[What to work on] Only the lines from the top of the records below through the line containing "const names = ['random" should be printed, exactly and without pictures.

[Material for this exercise]
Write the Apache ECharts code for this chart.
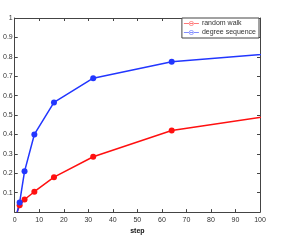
<!DOCTYPE html>
<html><head><meta charset="utf-8">
<script src="https://cdn.jsdelivr.net/npm/echarts@6/dist/echarts.min.js"></script>
<style>html,body{margin:0;padding:0;background:#fff}#c{width:291px;height:240px}</style>
</head><body><div id="c"></div>
<script>
const steps = [1, 2, 4, 8, 16, 32, 64, 128];
const randomWalk = [0.0, 0.035, 0.065, 0.105, 0.18, 0.285, 0.42, 0.54];
const degreeSequence = [0.0, 0.05, 0.21, 0.40, 0.565, 0.69, 0.775, 0.84];
const xTicks = [0, 10, 20, 30, 40, 50, 60, 70, 80, 90, 100];
const yTicks = [0, 0.1, 0.2, 0.3, 0.4, 0.5, 0.6, 0.7, 0.8, 0.9, 1];
const names = ['random walk', 'degree sequence'];

const RED = '#ff1010', BLUE = '#2236ff';
const font = 'Liberation Sans, Arial, sans-serif';
// legend glyph: thin line with a hollow circle marker
const LEGEND_ICON = 'path://M0,2.6L16,2.6L16,3.4L0,3.4Z' +
  'M10.5,3A2.5,2.5 0 1,0 5.5,3A2.5,2.5 0 1,0 10.5,3Z' +
  'M9.8,3A1.8,1.8 0 1,1 6.2,3A1.8,1.8 0 1,1 9.8,3Z';
const axisCommon = {
  type: 'value',
  axisLine: { show: true, onZero: false, lineStyle: { color: '#444', width: 1 } },
  axisTick: { show: true, inside: true, length: 3, lineStyle: { color: '#444' } },
  splitLine: { show: false }
};
const chart = echarts.init(document.getElementById('c'));
// first point is the line's start on the axis; drawn without a marker
const pairs = (ys) => steps.map((x, i) => i === 0 ? { value: [x, ys[i]], symbol: 'none' } : [x, ys[i]]);
const legendItem = (name, col) => ({
  name: name, icon: LEGEND_ICON,
  itemStyle: { color: col, borderWidth: 0, opacity: 0.75 }
});
chart.setOption({
  animation: false,
  textStyle: { fontFamily: font },
  grid: { left: 12, right: 31, top: 18, bottom: 27 },
  legend: {
    data: [legendItem(names[0], RED), legendItem(names[1], BLUE)],
    orient: 'vertical',
    right: 32, top: 18,
    backgroundColor: '#fff',
    borderColor: '#444', borderWidth: 1,
    padding: [2, 3, 2, 2],
    itemGap: 2,
    itemWidth: 15, itemHeight: 5,
    textStyle: { fontSize: 7, color: '#333', fontFamily: font, padding: [0, 0, 0, -2] }
  },
  xAxis: [
    Object.assign({}, axisCommon, {
      min: xTicks[0], max: xTicks[xTicks.length - 1], interval: 10, position: 'bottom',
      name: 'step', nameLocation: 'middle', nameGap: 12,
      nameTextStyle: { fontSize: 7, fontWeight: 'bold', color: '#111' },
      axisLabel: { fontSize: 7, color: '#333', margin: 4 }
    }),
    Object.assign({}, axisCommon, {
      min: xTicks[0], max: xTicks[xTicks.length - 1], interval: 10, position: 'top',
      axisLabel: { show: false }
    })
  ],
  yAxis: [
    Object.assign({}, axisCommon, {
      min: yTicks[0], max: yTicks[yTicks.length - 1], interval: 0.1, position: 'left',
      axisLabel: { fontSize: 7, color: '#333', margin: 2,
        formatter: v => (v === 0 ? '' : String(+v.toFixed(1))) }
    }),
    Object.assign({}, axisCommon, {
      min: yTicks[0], max: yTicks[yTicks.length - 1], interval: 0.1, position: 'right',
      axisLabel: { show: false }
    })
  ],
  series: [
    {
      name: names[0], type: 'line', data: pairs(randomWalk),
      symbol: 'circle', symbolSize: 6, showAllSymbol: true,
      lineStyle: { color: RED, width: 1.5 },
      itemStyle: { color: RED },
      clip: true
    },
    {
      name: names[1], type: 'line', data: pairs(degreeSequence),
      symbol: 'circle', symbolSize: 6, showAllSymbol: true,
      lineStyle: { color: BLUE, width: 1.5 },
      itemStyle: { color: BLUE },
      clip: true
    }
  ]
});
</script></body></html>
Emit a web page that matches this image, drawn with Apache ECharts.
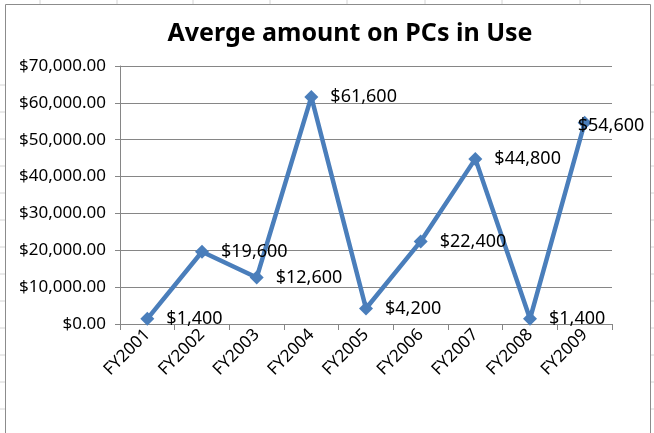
<!DOCTYPE html>
<html>
<head>
<meta charset="utf-8">
<script src="https://cdn.jsdelivr.net/npm/echarts@6/dist/echarts.min.js"></script>
<style>
	html, body { margin: 0; padding: 0; background: #fff; }
	#main { width: 654px; height: 433px; }
</style>
</head>
<body>
<div id="main"></div>
<script>
	// 数据
	var categories = ['FY2001', 'FY2002', 'FY2003', 'FY2004', 'FY2005', 'FY2006', 'FY2007', 'FY2008', 'FY2009'];
	var amounts = [1400, 19600, 12600, 61600, 4200, 22400, 44800, 1400, 54600];
	var yTicks = [0, 10000, 20000, 30000, 40000, 50000, 60000, 70000];

	var font = '"Noto Sans", "Liberation Sans", sans-serif';

	function money(v, dec) {
		var s = v.toFixed(dec).split('.');
		s[0] = s[0].replace(/\B(?=(\d{3})+(?!\d))/g, ',');
		return '$' + s.join('.');
	}

	// 背景表格线 (excel sheet)
	var sheet = [];
	[40, 117, 193, 270, 347, 425, 502, 580].forEach(function (x) {
		sheet.push({ type: 'line', shape: { x1: x, y1: 0, x2: x, y2: 4 }, style: { stroke: '#d4d4d4', lineWidth: 1 } });
	});
	[85, 112, 139, 166, 193, 220, 247, 274, 301, 328, 355, 382, 409].forEach(function (y) {
		sheet.push({ type: 'line', shape: { x1: 0, y1: y, x2: 5, y2: y }, style: { stroke: '#d4d4d4', lineWidth: 1 } });
		sheet.push({ type: 'line', shape: { x1: 651, y1: y, x2: 654, y2: y }, style: { stroke: '#d4d4d4', lineWidth: 1 } });
	});
	sheet.push({ type: 'rect', shape: { x: 5.5, y: 4.5, width: 645, height: 440 }, style: { fill: 'none', stroke: '#8c8c8c', lineWidth: 1 } });

	var chart = echarts.init(document.getElementById('main'));

	chart.setOption({
		animation: false,
		backgroundColor: '#fff',
		graphic: sheet,
		//标题
		title: {
			text: 'Averge amount on PCs in Use',
			left: 345,
			textAlign: 'center',
			top: 16,
			textStyle: { fontFamily: font, fontWeight: 'bold', fontSize: 25, color: '#000' }
		},
		//网格
		grid: {
			left: 120,
			right: 42,
			top: 66,
			bottom: 109,
			containLabel: false
		},
		//x轴
		xAxis: {
			type: 'category',
			data: categories,
			boundaryGap: true,
			axisLine: { lineStyle: { color: '#868686', width: 1 } },
			axisTick: { show: true, length: 6, lineStyle: { color: '#868686' } },
			axisLabel: {
				rotate: 45,
				margin: 8,
				fontFamily: font,
				fontSize: 17,
				color: '#000'
			}
		},
		//y轴
		yAxis: {
			type: 'value',
			min: yTicks[0],
			max: yTicks[yTicks.length - 1],
			interval: 10000,
			axisLine: { show: true, lineStyle: { color: '#868686', width: 1 } },
			axisTick: { show: true, length: 5, lineStyle: { color: '#868686' } },
			splitLine: { lineStyle: { color: '#868686', width: 1 } },
			axisLabel: {
				margin: 14,
				fontFamily: font,
				fontSize: 17,
				color: '#000',
				formatter: function (v) { return money(v, 2); }
			}
		},
		//系列列表
		series: [{
			type: 'line',
			data: amounts.map(function (v, i) {
				var d = { value: v };
				if (i === amounts.length - 1) {
					d.label = { offset: [-26, 3] };
				}
				return d;
			}),
			symbol: 'diamond',
			symbolSize: 14,
			itemStyle: { color: '#4a7ebb' },
			lineStyle: { color: '#4a7ebb', width: 4.5 },
			label: {
				show: true,
				position: 'right',
				distance: 12,
				fontFamily: font,
				fontSize: 18,
				color: '#000',
				formatter: function (p) { return money(p.value, 0); }
			}
		}]
	});
</script>
</body>
</html>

[Task output]
Write the Apache ECharts code for this chart.
<!DOCTYPE html>
<html><head><meta charset="utf-8">
<script src="https://cdn.jsdelivr.net/npm/echarts@6/dist/echarts.min.js"></script>
<style>html,body{margin:0;padding:0;background:#fff}#c{width:291px;height:240px}</style>
</head><body><div id="c"></div>
<script>
const steps = [1, 2, 4, 8, 16, 32, 64, 128];
const randomWalk = [0.0, 0.035, 0.065, 0.105, 0.18, 0.285, 0.42, 0.54];
const degreeSequence = [0.0, 0.05, 0.21, 0.40, 0.565, 0.69, 0.775, 0.84];
const xTicks = [0, 10, 20, 30, 40, 50, 60, 70, 80, 90, 100];
const yTicks = [0, 0.1, 0.2, 0.3, 0.4, 0.5, 0.6, 0.7, 0.8, 0.9, 1];
const names = ['random walk', 'degree sequence'];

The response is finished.